The principle players, which include AEIC and the state water agency DINEPA, are concerned not only because more than $1 million has already been invested and 80% of the work completed, but also because the public use area (where the excreta from the 1,000 tent camps that house those displaced from the earthquake are living) is near capacity. There is no other alternative site for dumping the excreta.
Gathering information for the story was difficult, as is the case for most investigative stories here because no one wanted to be quoted. Despite constraints, the reporters from Le Nouvelliste went with what they could to time the story with the release of a statement from the AEIC deploring the situation.

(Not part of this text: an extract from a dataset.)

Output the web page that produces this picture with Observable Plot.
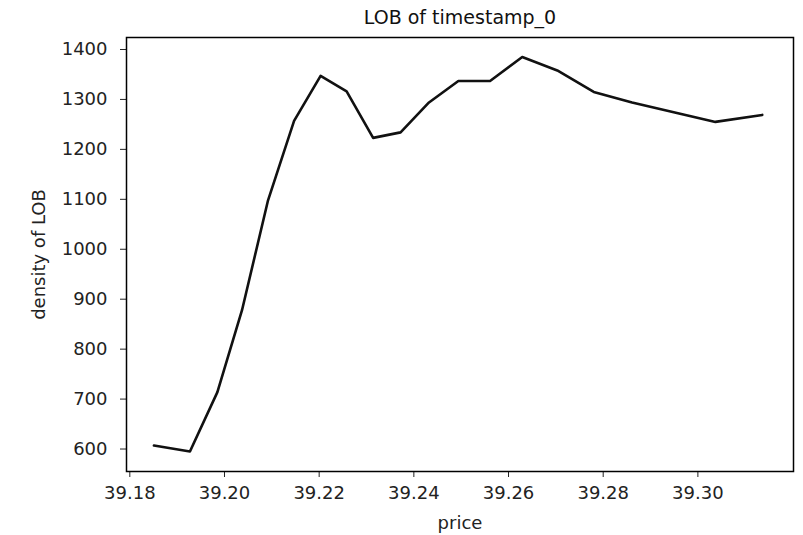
<!DOCTYPE html>
<html>
<head>
<meta charset="utf-8">
<script src="https://cdn.jsdelivr.net/npm/d3@7"></script>
<script src="https://cdn.jsdelivr.net/npm/@observablehq/plot@0.6"></script>
<style>
  html, body { margin: 0; padding: 0; background: #fff; }
</style>
</head>
<body>
<div id="chart"></div>
<script>
const titleText = "LOB of timestamp_0";
const xLabel = "price";
const yLabel = "density of LOB";

const price = [39.1851, 39.1927, 39.1985, 39.2037, 39.2092, 39.2147, 39.2203, 39.2258, 39.2314, 39.2372,
               39.2432, 39.2494, 39.2561, 39.2629, 39.2703, 39.2780, 39.2861, 39.3037, 39.3136];
const density = [607, 595, 714, 878, 1098, 1257, 1347, 1316, 1223, 1234,
                 1294, 1337, 1337, 1385, 1358, 1315, 1294, 1255, 1269];

const xTicks = [39.18, 39.20, 39.22, 39.24, 39.26, 39.28, 39.30];
const yTicks = [600, 700, 800, 900, 1000, 1100, 1200, 1300, 1400];

const data = price.map((p, i) => ({price: p, density: density[i]}));

const chart = Plot.plot({
  width: 803,
  height: 535,
  marginLeft: 126,
  marginRight: 10,
  marginTop: 37,
  marginBottom: 64,
  style: {fontFamily: "DejaVu Sans", fontSize: "18px", color: "#222", background: "#fff"},
  x: {domain: [39.1793, 39.3202]},
  y: {domain: [555, 1424]},
  marks: [
    Plot.axisX({ticks: xTicks, tickFormat: d3.format(".2f"), tickSize: 6, tickPadding: 9,
                label: xLabel, labelAnchor: "center", labelArrow: "none", labelOffset: 57, fontSize: 18}),
    Plot.axisY({ticks: yTicks, tickFormat: d => String(d), tickSize: 6, tickPadding: 13,
                label: yLabel, labelAnchor: "center", labelArrow: "none", labelOffset: 94, fontSize: 18}),
    Plot.frame({stroke: "#000", strokeWidth: 1.5}),
    Plot.line(data, {x: "price", y: "density", stroke: "#111", strokeWidth: 2.6}),
    Plot.text([titleText], {frameAnchor: "top", dy: -27, fontSize: 19, fill: "#111"})
  ]
});
document.getElementById("chart").appendChild(chart);
</script>
</body>
</html>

After the story was released, the reporters were suddenly invited to have interviews with key players instead of being turned away from them. They learned the importance of timing, and also of fact checking, since there are two very different explanations for why the work was stopped. The story is still evolving,as is their investigation. Too often journalists have neither the time nor the resources to do follow-up even if they recognize the importance. Hopefully this story will serve as an example for them and for media owners, jump-starting a new tradition. Click here for the English translation to the second story that appeared.
I learned additional lessons from working on this story with them, and they have to do with transportation. Because of the quake, the newspaper's offices have been relocated to an area where at least several dozen other businesses have moved. This, along with the invasion of non-governmental agencies now working in Haiti, means hundreds more vehicles are on roads that were already overcrowded and are still blocked by rubble.

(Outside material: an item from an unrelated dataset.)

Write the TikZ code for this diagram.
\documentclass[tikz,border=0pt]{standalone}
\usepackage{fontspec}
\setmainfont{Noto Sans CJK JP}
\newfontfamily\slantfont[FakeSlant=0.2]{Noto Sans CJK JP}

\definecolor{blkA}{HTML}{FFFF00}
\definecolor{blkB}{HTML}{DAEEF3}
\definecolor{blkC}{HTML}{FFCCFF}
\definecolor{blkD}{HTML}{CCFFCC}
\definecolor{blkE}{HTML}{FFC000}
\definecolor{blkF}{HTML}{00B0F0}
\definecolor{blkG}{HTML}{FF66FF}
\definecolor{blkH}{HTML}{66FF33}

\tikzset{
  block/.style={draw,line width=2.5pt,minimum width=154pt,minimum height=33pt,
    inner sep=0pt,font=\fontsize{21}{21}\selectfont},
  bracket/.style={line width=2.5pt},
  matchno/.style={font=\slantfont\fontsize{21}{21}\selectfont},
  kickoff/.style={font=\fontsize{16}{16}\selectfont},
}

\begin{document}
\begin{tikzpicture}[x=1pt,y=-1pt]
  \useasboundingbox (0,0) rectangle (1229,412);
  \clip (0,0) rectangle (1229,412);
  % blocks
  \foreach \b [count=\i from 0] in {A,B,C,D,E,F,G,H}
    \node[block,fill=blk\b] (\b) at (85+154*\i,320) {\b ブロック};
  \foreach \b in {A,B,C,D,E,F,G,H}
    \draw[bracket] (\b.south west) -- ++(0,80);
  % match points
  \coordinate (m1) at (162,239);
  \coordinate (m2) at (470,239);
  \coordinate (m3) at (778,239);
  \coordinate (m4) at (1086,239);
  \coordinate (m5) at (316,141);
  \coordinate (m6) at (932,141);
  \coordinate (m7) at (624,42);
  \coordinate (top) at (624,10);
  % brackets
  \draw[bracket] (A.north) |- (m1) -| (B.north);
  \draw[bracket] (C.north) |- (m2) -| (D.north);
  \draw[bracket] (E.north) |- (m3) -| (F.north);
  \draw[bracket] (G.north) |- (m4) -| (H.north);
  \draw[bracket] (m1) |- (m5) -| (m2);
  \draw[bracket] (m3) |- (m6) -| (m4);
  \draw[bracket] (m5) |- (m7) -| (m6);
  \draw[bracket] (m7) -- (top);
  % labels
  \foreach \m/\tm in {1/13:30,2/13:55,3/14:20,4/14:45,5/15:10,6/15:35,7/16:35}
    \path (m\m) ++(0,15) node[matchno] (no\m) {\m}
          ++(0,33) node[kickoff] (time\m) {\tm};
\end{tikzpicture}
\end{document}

Had the journalists relied on public transportation, they would not have been able to get the information they needed by the deadline for this article. Even in my, car we spent more than 3 hours in traffic for just one interview.
And because of the traffic, the journalists didn't start writing the story until after 6:00 p.m. One of the reporters, who moved to the outskirts of town when his house collapsed in the quake, had to leave the paper by 8:00 p.m. to catch the last bus home. I stayed until the story was done and then made sure he got to the bus stop and was safely on before I went home myself.
This particular journalist is moving soon to a neighborhood that is closer to the newspaper's office. Not closer, really, but more accessible. Travel will still require several buses and sitting in traffic. But he won't have to worry about compromising on a story when 8:00 p.m. rolls around. In a country with worries as plentiful as cars on the road, that, at least, will be an improvement.